═══ RECORD LIST
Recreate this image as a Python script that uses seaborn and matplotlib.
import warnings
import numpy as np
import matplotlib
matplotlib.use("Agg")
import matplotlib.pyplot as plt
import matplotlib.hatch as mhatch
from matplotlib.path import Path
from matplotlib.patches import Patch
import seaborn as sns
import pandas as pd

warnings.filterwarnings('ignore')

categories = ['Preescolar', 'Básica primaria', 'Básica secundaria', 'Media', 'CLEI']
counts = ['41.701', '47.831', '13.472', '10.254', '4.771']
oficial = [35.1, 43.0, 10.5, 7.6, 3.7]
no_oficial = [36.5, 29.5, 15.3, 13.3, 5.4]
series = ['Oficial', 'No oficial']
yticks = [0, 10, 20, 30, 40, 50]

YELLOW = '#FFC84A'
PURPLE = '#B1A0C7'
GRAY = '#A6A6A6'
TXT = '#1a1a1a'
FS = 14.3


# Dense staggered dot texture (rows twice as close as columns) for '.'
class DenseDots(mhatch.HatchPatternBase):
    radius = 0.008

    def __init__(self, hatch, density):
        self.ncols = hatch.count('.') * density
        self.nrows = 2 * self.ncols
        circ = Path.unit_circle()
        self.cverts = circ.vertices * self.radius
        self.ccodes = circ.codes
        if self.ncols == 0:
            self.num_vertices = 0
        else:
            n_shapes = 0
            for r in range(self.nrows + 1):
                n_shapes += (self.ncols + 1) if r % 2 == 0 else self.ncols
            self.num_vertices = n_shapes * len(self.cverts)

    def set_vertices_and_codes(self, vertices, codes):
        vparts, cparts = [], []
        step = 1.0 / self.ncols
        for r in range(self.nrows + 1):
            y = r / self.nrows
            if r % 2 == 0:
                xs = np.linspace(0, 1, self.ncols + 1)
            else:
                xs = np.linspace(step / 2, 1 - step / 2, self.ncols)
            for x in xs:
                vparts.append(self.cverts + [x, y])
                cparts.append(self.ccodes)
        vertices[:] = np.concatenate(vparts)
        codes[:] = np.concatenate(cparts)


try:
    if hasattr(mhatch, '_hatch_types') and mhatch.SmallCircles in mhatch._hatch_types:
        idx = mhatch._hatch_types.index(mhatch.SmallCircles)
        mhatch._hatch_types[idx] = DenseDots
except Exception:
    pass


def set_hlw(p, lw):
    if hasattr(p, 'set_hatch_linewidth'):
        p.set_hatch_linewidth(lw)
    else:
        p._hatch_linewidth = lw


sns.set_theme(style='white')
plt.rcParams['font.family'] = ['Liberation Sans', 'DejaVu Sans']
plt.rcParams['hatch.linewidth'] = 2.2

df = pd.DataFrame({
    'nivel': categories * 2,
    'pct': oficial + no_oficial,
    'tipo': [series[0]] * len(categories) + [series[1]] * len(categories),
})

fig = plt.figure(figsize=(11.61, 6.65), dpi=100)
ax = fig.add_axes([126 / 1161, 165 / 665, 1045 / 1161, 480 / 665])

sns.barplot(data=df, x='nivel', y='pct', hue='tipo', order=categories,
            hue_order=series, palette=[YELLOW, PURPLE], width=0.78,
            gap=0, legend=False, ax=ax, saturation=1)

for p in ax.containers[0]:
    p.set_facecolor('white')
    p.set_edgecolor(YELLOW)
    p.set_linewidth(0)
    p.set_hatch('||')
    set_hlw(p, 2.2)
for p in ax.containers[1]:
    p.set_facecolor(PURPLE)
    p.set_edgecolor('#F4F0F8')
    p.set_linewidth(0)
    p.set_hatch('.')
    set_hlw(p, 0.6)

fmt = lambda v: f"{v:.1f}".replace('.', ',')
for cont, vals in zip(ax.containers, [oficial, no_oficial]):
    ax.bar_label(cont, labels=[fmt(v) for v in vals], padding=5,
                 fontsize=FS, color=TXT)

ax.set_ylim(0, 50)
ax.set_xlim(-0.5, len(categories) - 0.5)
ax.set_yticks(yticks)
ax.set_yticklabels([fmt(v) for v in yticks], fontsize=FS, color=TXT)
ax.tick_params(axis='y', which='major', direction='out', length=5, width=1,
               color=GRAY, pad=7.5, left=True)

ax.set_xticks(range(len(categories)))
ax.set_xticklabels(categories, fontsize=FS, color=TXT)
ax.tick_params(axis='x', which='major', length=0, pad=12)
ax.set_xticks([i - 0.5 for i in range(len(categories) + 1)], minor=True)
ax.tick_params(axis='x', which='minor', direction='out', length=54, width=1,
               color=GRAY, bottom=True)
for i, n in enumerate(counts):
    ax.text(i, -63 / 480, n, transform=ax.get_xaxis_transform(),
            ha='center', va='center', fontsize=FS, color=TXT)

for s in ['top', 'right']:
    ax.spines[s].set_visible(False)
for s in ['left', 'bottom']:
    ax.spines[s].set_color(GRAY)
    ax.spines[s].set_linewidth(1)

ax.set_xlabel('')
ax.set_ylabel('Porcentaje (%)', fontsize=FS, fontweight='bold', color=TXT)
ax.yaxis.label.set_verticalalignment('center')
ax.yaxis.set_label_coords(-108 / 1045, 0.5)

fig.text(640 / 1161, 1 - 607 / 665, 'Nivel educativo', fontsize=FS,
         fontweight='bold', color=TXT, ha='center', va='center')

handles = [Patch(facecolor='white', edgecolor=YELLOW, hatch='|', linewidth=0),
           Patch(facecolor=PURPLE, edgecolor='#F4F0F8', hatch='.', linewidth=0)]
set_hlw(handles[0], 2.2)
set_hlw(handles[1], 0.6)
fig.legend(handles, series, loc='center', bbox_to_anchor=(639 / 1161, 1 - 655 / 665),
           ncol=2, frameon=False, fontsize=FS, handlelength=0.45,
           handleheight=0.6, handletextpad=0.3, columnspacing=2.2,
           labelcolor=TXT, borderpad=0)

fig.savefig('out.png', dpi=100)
══════
═══ RECORD LIST
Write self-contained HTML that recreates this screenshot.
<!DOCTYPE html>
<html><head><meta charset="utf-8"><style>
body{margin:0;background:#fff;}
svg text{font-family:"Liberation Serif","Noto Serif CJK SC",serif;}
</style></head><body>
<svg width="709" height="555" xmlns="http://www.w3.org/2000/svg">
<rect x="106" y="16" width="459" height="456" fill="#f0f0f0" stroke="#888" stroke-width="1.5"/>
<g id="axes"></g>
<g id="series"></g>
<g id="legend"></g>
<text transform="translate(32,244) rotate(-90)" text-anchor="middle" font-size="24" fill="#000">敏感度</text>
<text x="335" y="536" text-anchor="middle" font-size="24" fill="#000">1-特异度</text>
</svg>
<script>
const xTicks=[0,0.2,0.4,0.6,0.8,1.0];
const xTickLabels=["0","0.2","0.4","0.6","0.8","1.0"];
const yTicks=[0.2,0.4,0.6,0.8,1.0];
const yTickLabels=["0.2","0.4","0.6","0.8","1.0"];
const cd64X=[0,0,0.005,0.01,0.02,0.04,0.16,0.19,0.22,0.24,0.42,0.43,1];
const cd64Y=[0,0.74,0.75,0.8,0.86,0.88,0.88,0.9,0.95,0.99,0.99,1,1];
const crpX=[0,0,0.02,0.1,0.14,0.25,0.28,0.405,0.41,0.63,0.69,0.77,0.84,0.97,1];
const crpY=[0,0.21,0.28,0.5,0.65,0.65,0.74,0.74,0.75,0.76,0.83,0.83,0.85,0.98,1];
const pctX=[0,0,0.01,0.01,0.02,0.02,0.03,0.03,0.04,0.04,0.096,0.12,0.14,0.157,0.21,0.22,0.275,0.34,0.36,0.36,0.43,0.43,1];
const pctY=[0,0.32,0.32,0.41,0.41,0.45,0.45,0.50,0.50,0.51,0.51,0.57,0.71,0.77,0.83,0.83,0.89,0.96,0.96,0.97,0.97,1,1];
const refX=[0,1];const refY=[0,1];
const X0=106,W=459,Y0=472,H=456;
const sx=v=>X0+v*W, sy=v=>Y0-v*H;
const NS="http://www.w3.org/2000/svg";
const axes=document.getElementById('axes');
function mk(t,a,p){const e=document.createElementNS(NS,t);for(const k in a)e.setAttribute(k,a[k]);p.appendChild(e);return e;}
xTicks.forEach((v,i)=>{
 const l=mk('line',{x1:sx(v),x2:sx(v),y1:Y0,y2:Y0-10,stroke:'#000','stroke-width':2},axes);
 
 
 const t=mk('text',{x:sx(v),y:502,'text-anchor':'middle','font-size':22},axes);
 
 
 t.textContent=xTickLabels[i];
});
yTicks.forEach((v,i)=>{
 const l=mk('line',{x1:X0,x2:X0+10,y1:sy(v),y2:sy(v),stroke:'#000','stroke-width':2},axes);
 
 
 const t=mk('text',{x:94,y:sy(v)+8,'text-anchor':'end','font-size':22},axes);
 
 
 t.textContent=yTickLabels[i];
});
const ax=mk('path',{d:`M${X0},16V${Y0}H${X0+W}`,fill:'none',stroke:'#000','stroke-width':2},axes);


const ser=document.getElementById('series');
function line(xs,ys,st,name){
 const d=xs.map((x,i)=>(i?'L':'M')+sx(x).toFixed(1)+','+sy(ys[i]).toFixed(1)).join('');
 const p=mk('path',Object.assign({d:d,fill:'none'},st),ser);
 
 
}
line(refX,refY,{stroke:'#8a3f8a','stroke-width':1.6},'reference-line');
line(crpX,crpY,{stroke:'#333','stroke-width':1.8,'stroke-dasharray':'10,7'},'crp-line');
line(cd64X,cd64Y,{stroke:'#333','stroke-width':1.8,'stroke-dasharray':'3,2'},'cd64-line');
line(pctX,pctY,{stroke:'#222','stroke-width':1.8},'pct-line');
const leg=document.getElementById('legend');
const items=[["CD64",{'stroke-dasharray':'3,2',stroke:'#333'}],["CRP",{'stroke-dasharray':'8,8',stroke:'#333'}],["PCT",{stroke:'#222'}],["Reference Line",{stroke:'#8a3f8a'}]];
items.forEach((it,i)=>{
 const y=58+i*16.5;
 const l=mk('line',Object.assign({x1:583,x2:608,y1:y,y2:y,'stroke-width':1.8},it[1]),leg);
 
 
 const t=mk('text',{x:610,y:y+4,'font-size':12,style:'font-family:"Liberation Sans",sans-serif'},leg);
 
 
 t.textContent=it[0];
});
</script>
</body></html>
══════
◆ WORK TO COMPLETE ◆
Using the data above, extract exactly the lines from the one that holds "Recreate this image" to the one that holds "warnings.filterwarnings('ignore')", both ends included, and no others.

◆ EXPECTED ANSWER ◆
Recreate this image as a Python script that uses seaborn and matplotlib.
import warnings
import numpy as np
import matplotlib
matplotlib.use("Agg")
import matplotlib.pyplot as plt
import matplotlib.hatch as mhatch
from matplotlib.path import Path
from matplotlib.patches import Patch
import seaborn as sns
import pandas as pd

warnings.filterwarnings('ignore')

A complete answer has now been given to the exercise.